§ **TASK PROMPT**
In the material below, please retype the lines from the very first through the one with "elinewidth=1.5, capsize=4.3, capthick=1.5))", exactly and without pictures.
━━━━━━━━━━━━━━━━
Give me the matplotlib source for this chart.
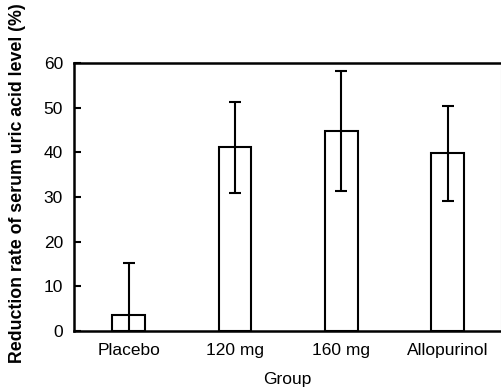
import matplotlib
matplotlib.use('Agg')
import matplotlib.pyplot as plt
import numpy as np

plt.rcParams['font.family'] = ['Liberation Sans', 'DejaVu Sans']

# Values
groups = ['Placebo', '120 mg', '160 mg', 'Allopurinol']
reduction = [3.6, 41.1, 44.7, 39.8]
sd = [11.7, 10.1, 13.4, 10.6]

fig = plt.figure(figsize=(5.01, 3.91), dpi=100)
ax = fig.add_axes([0.1477, 0.1535, 0.852, 0.6854])

x = np.arange(len(groups))
ax.bar(x, reduction, width=0.31, color='white', edgecolor='black', linewidth=1.5,
       yerr=sd, error_kw=dict(ecolor='black', elinewidth=1.5, capsize=4.3, capthick=1.5))

ax.set_xlim(-0.514, 3.5)
ax.set_ylim(0, 60)
ax.set_yticks(range(0, 61, 10))
ax.set_xticks(x)
ax.set_xticklabels(groups, fontsize=12.5)
ax.tick_params(axis='y', direction='in', length=5, width=1.5, labelsize=12.5, pad=8)
ax.tick_params(axis='x', length=0, pad=9)
for s in ax.spines.values():
    s.set_linewidth(1.8)
ax.spines['right'].set_linewidth(0.8)
ax.spines['right'].set_color('#bbbbbb')

ax.set_xlabel('Group', fontsize=12.5, labelpad=10)
# y label sits off-centre in the reference (runs to the top edge)
fig.text(18 / 501, 1 - 183 / 391, 'Reduction rate of serum uric acid level (%)',
         rotation=90, ha='center', va='center', fontsize=12.8, fontweight='bold')

fig.savefig('out.png', dpi=100)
━━━━━━━━━━━━━━━━
§ **TASK RESULT**
Give me the matplotlib source for this chart.
import matplotlib
matplotlib.use('Agg')
import matplotlib.pyplot as plt
import numpy as np

plt.rcParams['font.family'] = ['Liberation Sans', 'DejaVu Sans']

# Values
groups = ['Placebo', '120 mg', '160 mg', 'Allopurinol']
reduction = [3.6, 41.1, 44.7, 39.8]
sd = [11.7, 10.1, 13.4, 10.6]

fig = plt.figure(figsize=(5.01, 3.91), dpi=100)
ax = fig.add_axes([0.1477, 0.1535, 0.852, 0.6854])

x = np.arange(len(groups))
ax.bar(x, reduction, width=0.31, color='white', edgecolor='black', linewidth=1.5,
       yerr=sd, error_kw=dict(ecolor='black', elinewidth=1.5, capsize=4.3, capthick=1.5))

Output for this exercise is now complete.